In his mid-20s, Sam Altman sold the Silicon Valley start-up he founded for $43.4 million. Now Altman is famous for being a partner at legendary start-up shop Y Combinator, which has funded start-ups (including the likes of Aribnb and Dropbox) that are now worth a combined total of over $100 billion.
On Thursday, Altman revealed how to achieve such extreme success in blog post called “How To Be Successful.” It’s been viewed more than 200,000 times, according to Altman’s site, and he calls it “one of the most important things I’ve ever written.”
“I’ve observed thousands of founders and thought a lot about what it takes to make a huge amount of money or to create something important. Usually, people start off wanting the former and end up wanting the latter,” Altman writes. “Everything here is easier to do once you’ve already reached a baseline degree of success (through privilege or effort) and want to put in the work to turn that into outlier success. But much of it applies to anyone.”
Here are seven pieces of advice from Altman on how to be extraordinarily successful.
Think for yourself
“One of the most powerful lessons to learn is that you can figure out what to do in situations that seem to have no solution. The more times you do this, the more you will believe it. Grit comes from learning you can get back up after you get knocked down,” Altman writes.
Believe in yourself
Also immensely powerful is “self-belief,” he says. “The most successful people I know believe in themselves almost to the point of delusion.”

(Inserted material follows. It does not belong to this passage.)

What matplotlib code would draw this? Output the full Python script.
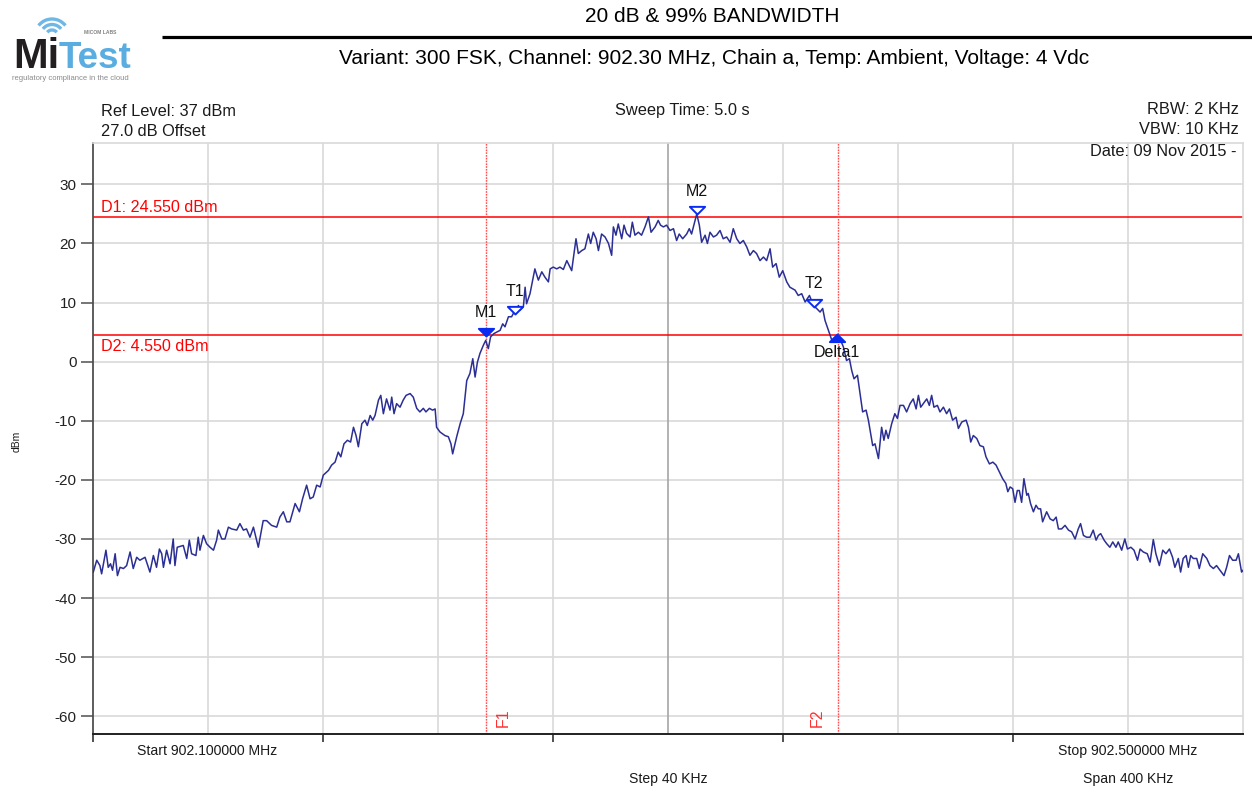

Elon Musk gave Altman a tour of SpaceX “many years ago” and heard the tech entrepreneur talk about manufacturing rockets, “but the thing that sticks in memory was the look of absolute certainty on his face when he talked about sending large rockets to Mars. I left thinking ‘huh, so that’s the benchmark for what conviction looks like,'” Altman says.
But equally important is listening to feedback.
“Self-belief must be balanced with self-awareness. I used to hate criticism of any sort and actively avoided it. Now I try to always listen to it with the assumption that it’s true, and then decide if I want to act on it or not. Truth-seeking is hard and often painful, but it is what separates self-belief from self-delusion,” Altman says.
Learn to focus
Quality trumps quantity.
“It is much more important to work on the right thing than it is to work many hours,” says Altman. “Once you have figured out what to do, be unstoppable about getting your small handful of priorities accomplished quickly. I have yet to meet a slow-moving person who is very successful.”
Work smart and hard
“You can get to about the 90th percentile in your field by working either smart or hard, which is still a great accomplishment,” says Altman. “But getting to the 99th percentile requires both—you will be competing with other very talented people who will have great ideas and be willing to work a lot.”
And “the earlier you do it, the more time you have for the benefits to pay off. It’s also easier to work hard when you have fewer other responsibilities, which is frequently but not always the case when you’re young,” Altman says.
Still, to work at peak capacity for extended periods of time you’ll have to find ways to avoid burnout.
“People find their own strategies for this, but one that almost always works is to find work you like doing with people you enjoy spending a lot of time with,” Altman says.
Go for exponential growth
“I am willing to take as much time as needed between projects to find my next thing. But I always want it to be a project that, if successful, will make the rest of my career look like a footnote,” Altman says. “Most people get bogged down in linear opportunities. Be willing to let small opportunities go to focus on potential step changes.”
“A big secret is that you can bend the world to your will a surprising percentage of the time — most people don’t even try, and just accept that things are the way that they are,” writes Altman.
Your salary won’t make you rich — owning things will
You can own real estate, a part of a business, intellectual property or a natural resource. “But somehow or other, you need to own equity in something, instead of just selling your time. Time only scales linearly,” Altman writes.